Twenty Rupees बीस रुपैयाँ
- Country: Nepal
- Value: रू 20 (pegged at ₹ 12.50)
- Width: 138 mm
- Height: 70 mm
- Security features: Security thread, micro-lettering, watermark, intaglio (raised) printing, latent image, see-through registration device, fluorescent ink (UV feature).
- Material used: Cotton Paper
- Years of printing: 2008 – present

Obverse
- Design: Mount Everest(Sagarmatha); Krishna Mandir of Patan Durbar Square; Garuda atop a pillar.
- Designer: Nepal Rastra Bank
- Design date: 2008; 18 years ago

Reverse
- Design: Two or one (depending on the issue) Swamp deer(Barasingha) grazing
- Designer: Nepal Rastra Bank
- Design date: 2008; 18 years ago

= Nepalese twenty-rupee note =

The Nepalese twenty-rupee banknote (रु 20) is a commonly used denomination of the Nepalese rupee.
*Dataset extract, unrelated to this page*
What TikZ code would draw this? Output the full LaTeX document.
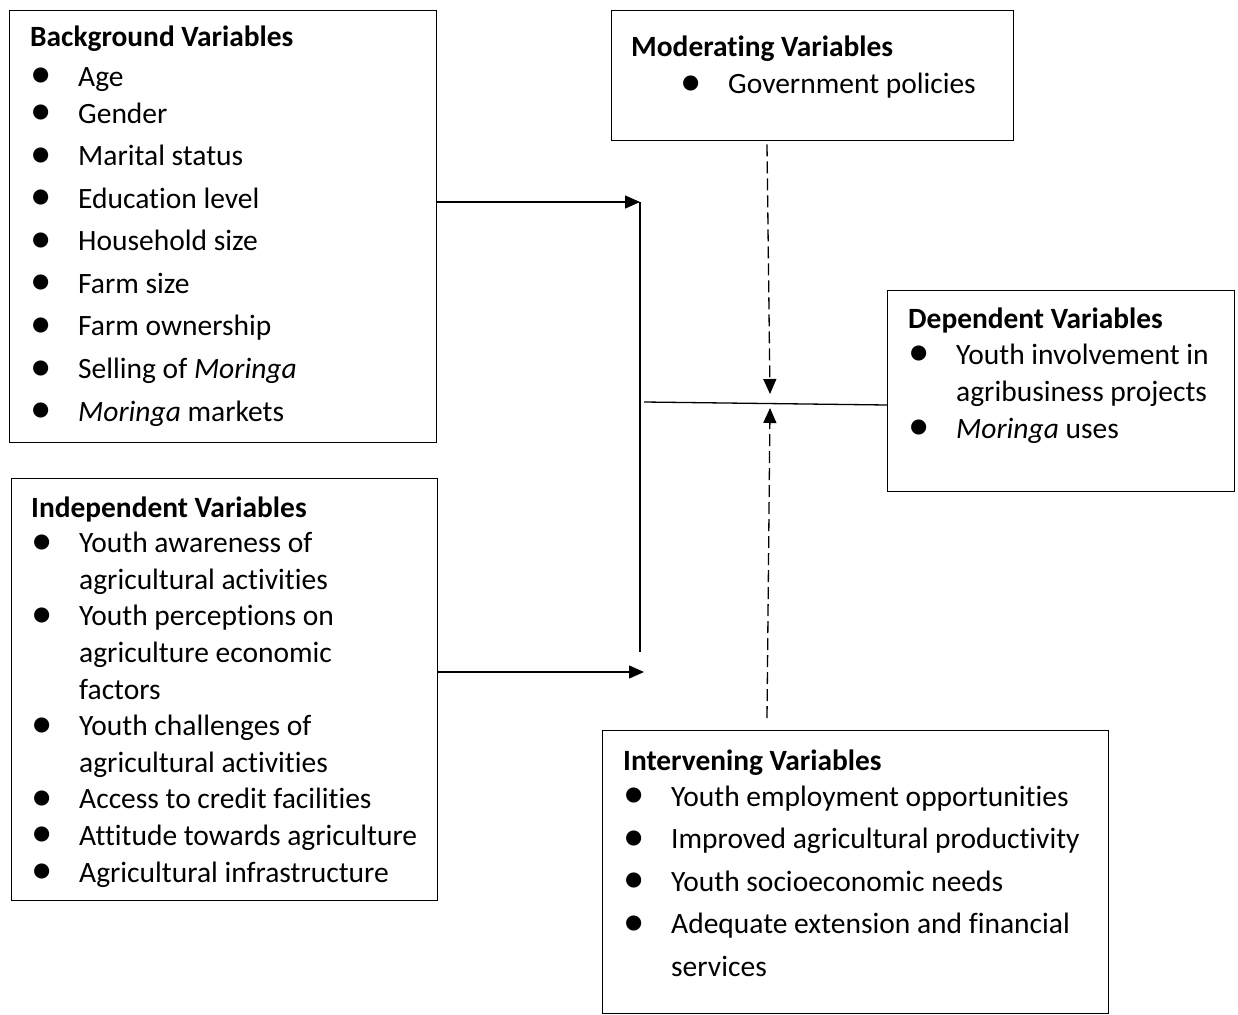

It remains in circulation and facilitates everyday transactions across Nepal.

Originally issued during the monarchy, the note displayed portraits of the King. After the monarchy ended in 2008, the Nepal Rastra Bank launched a new series, replacing the royal imagery with depictions of Nepal's natural beauty and cultural heritage.